_DIRECTIONS_
Output the material word for word. Leave each picture out.

_SOURCE MATERIAL_
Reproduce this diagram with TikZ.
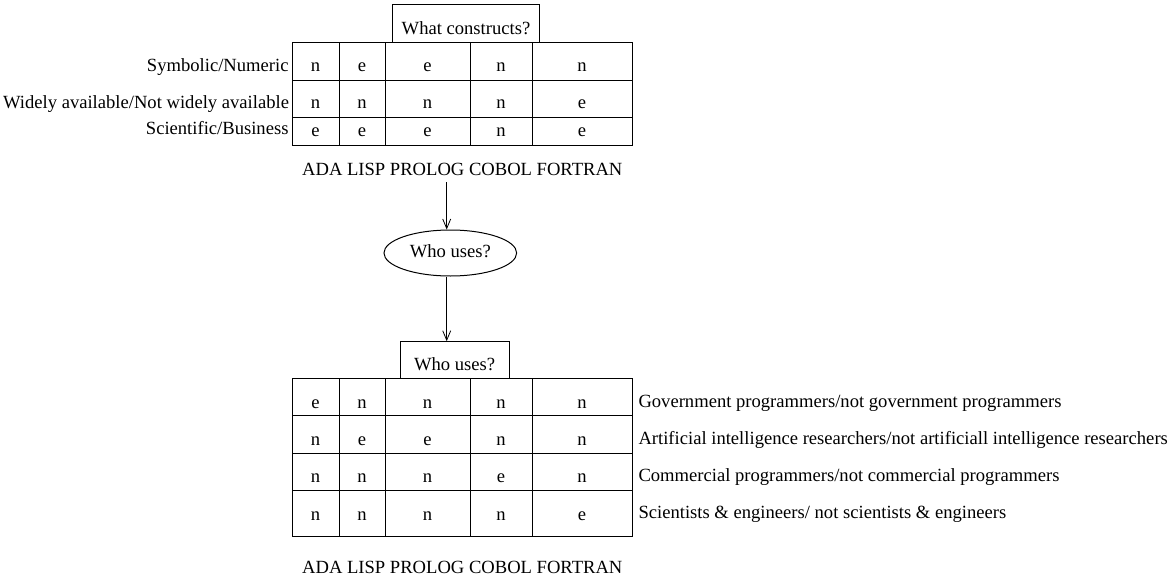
\documentclass[tikz,border=0pt]{standalone}
\usepackage{fontspec}
\setmainfont{Liberation Serif}
\usetikzlibrary{arrows.meta,shapes.geometric}
\begin{document}
\begin{tikzpicture}[x=1pt,y=-1pt,line width=1pt,
  font=\fontsize{18.6}{22}\selectfont,
  cell/.style={anchor=base,inner sep=0pt},
  rlabel/.style={anchor=base east,inner sep=0pt},
  llabel/.style={anchor=base west,inner sep=0pt},
  titlebox/.style={draw,inner sep=0pt,text depth=0pt},
  arr/.style={-{Straight Barb[length=9.5pt,width=8pt]},line width=0.8pt}]
\useasboundingbox (0,0) rectangle (1173,578);
% ---------- top table ----------
\draw (292,43) rectangle (632,145);
\foreach \y in {80.7,117.7} \draw (292,\y) -- (632,\y);
\foreach \x in {339,385,470,532} \draw (\x,43) -- (\x,145);
\node[titlebox,minimum width=146.6pt,minimum height=37.7pt,text height=21.3pt] (t1) at (466,23.85) {What constructs?};
\node[rlabel] (l1) at (289,71.7) {Symbolic/Numeric};
\node[rlabel] (l2) at (289.5,108.5) {Widely available/Not widely available};
\node[rlabel] (l3) at (289,134.8) {Scientific/Business};
\foreach \r/\yb/\vals in {1/71.7/{n,e,e,n,n},2/108.7/{n,n,n,n,e},3/136/{e,e,e,n,e}}{
  \foreach \v [count=\c] in \vals {
    \pgfmathsetmacro{\xc}{{315.5,362,427.5,501,582}[\c-1]}
    \node[cell] (a\r\c) at (\xc,\yb) {\v};
  }
}
\node[cell] (lang1) at (462.3,175) {ADA LISP PROLOG COBOL FORTRAN};
% ---------- middle ----------
\coordinate (s1) at (446.7,182);
\node[draw,ellipse,inner sep=0pt,minimum width=132.7pt,minimum height=46pt,text height=8.6pt,text depth=0pt] (ell) at (450.3,253) {Who uses?};
\node[titlebox,minimum width=108.7pt,minimum height=36.6pt,text height=20pt] (t2) at (454.65,360) {Who uses?};
\draw[arr] (s1) -- (s1 |- ell.north);
\draw[arr] (s1 |- ell.south) -- (s1 |- t2.north);
% ---------- bottom table ----------
\draw (292,378.3) rectangle (632,536.7);
\foreach \y in {415.7,453.2,490.6} \draw (292,\y) -- (632,\y);
\foreach \x in {339,385,470,532} \draw (\x,378.3) -- (\x,536.7);
\foreach \r/\yb/\vals in {1/408.3/{e,n,n,n,n},2/445.7/{n,e,e,n,n},3/482.5/{n,n,n,e,n},4/520.5/{n,n,n,n,e}}{
  \foreach \v [count=\c] in \vals {
    \pgfmathsetmacro{\xc}{{315.5,362,427.5,501,582}[\c-1]}
    \node[cell] (b\r\c) at (\xc,\yb) {\v};
  }
}
\node[llabel] (m1) at (638,407) {Government programmers/not government programmers};
\node[llabel] (m2) at (638,444) {Artificial intelligence researchers/not artificiall intelligence researchers};
\node[llabel] (m3) at (638,481) {Commercial programmers/not commercial programmers};
\node[llabel] (m4) at (638,518) {Scientists \& engineers/ not scientists \& engineers};
\node[cell] (lang2) at (462.3,573) {ADA LISP PROLOG COBOL FORTRAN};
\end{tikzpicture}
\end{document}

_ANSWER TO THE TASK_
Reproduce this diagram with TikZ.
\documentclass[tikz,border=0pt]{standalone}
\usepackage{fontspec}
\setmainfont{Liberation Serif}
\usetikzlibrary{arrows.meta,shapes.geometric}
\begin{document}
\begin{tikzpicture}[x=1pt,y=-1pt,line width=1pt,
  font=\fontsize{18.6}{22}\selectfont,
  cell/.style={anchor=base,inner sep=0pt},
  rlabel/.style={anchor=base east,inner sep=0pt},
  llabel/.style={anchor=base west,inner sep=0pt},
  titlebox/.style={draw,inner sep=0pt,text depth=0pt},
  arr/.style={-{Straight Barb[length=9.5pt,width=8pt]},line width=0.8pt}]
\useasboundingbox (0,0) rectangle (1173,578);
% ---------- top table ----------
\draw (292,43) rectangle (632,145);
\foreach \y in {80.7,117.7} \draw (292,\y) -- (632,\y);
\foreach \x in {339,385,470,532} \draw (\x,43) -- (\x,145);
\node[titlebox,minimum width=146.6pt,minimum height=37.7pt,text height=21.3pt] (t1) at (466,23.85) {What constructs?};
\node[rlabel] (l1) at (289,71.7) {Symbolic/Numeric};
\node[rlabel] (l2) at (289.5,108.5) {Widely available/Not widely available};
\node[rlabel] (l3) at (289,134.8) {Scientific/Business};
\foreach \r/\yb/\vals in {1/71.7/{n,e,e,n,n},2/108.7/{n,n,n,n,e},3/136/{e,e,e,n,e}}{
  \foreach \v [count=\c] in \vals {
    \pgfmathsetmacro{\xc}{{315.5,362,427.5,501,582}[\c-1]}
    \node[cell] (a\r\c) at (\xc,\yb) {\v};
  }
}
\node[cell] (lang1) at (462.3,175) {ADA LISP PROLOG COBOL FORTRAN};
% ---------- middle ----------
\coordinate (s1) at (446.7,182);
\node[draw,ellipse,inner sep=0pt,minimum width=132.7pt,minimum height=46pt,text height=8.6pt,text depth=0pt] (ell) at (450.3,253) {Who uses?};
\node[titlebox,minimum width=108.7pt,minimum height=36.6pt,text height=20pt] (t2) at (454.65,360) {Who uses?};
\draw[arr] (s1) -- (s1 |- ell.north);
\draw[arr] (s1 |- ell.south) -- (s1 |- t2.north);
% ---------- bottom table ----------
\draw (292,378.3) rectangle (632,536.7);
\foreach \y in {415.7,453.2,490.6} \draw (292,\y) -- (632,\y);
\foreach \x in {339,385,470,532} \draw (\x,378.3) -- (\x,536.7);
\foreach \r/\yb/\vals in {1/408.3/{e,n,n,n,n},2/445.7/{n,e,e,n,n},3/482.5/{n,n,n,e,n},4/520.5/{n,n,n,n,e}}{
  \foreach \v [count=\c] in \vals {
    \pgfmathsetmacro{\xc}{{315.5,362,427.5,501,582}[\c-1]}
    \node[cell] (b\r\c) at (\xc,\yb) {\v};
  }
}
\node[llabel] (m1) at (638,407) {Government programmers/not government programmers};
\node[llabel] (m2) at (638,444) {Artificial intelligence researchers/not artificiall intelligence researchers};
\node[llabel] (m3) at (638,481) {Commercial programmers/not commercial programmers};
\node[llabel] (m4) at (638,518) {Scientists \& engineers/ not scientists \& engineers};
\node[cell] (lang2) at (462.3,573) {ADA LISP PROLOG COBOL FORTRAN};
\end{tikzpicture}
\end{document}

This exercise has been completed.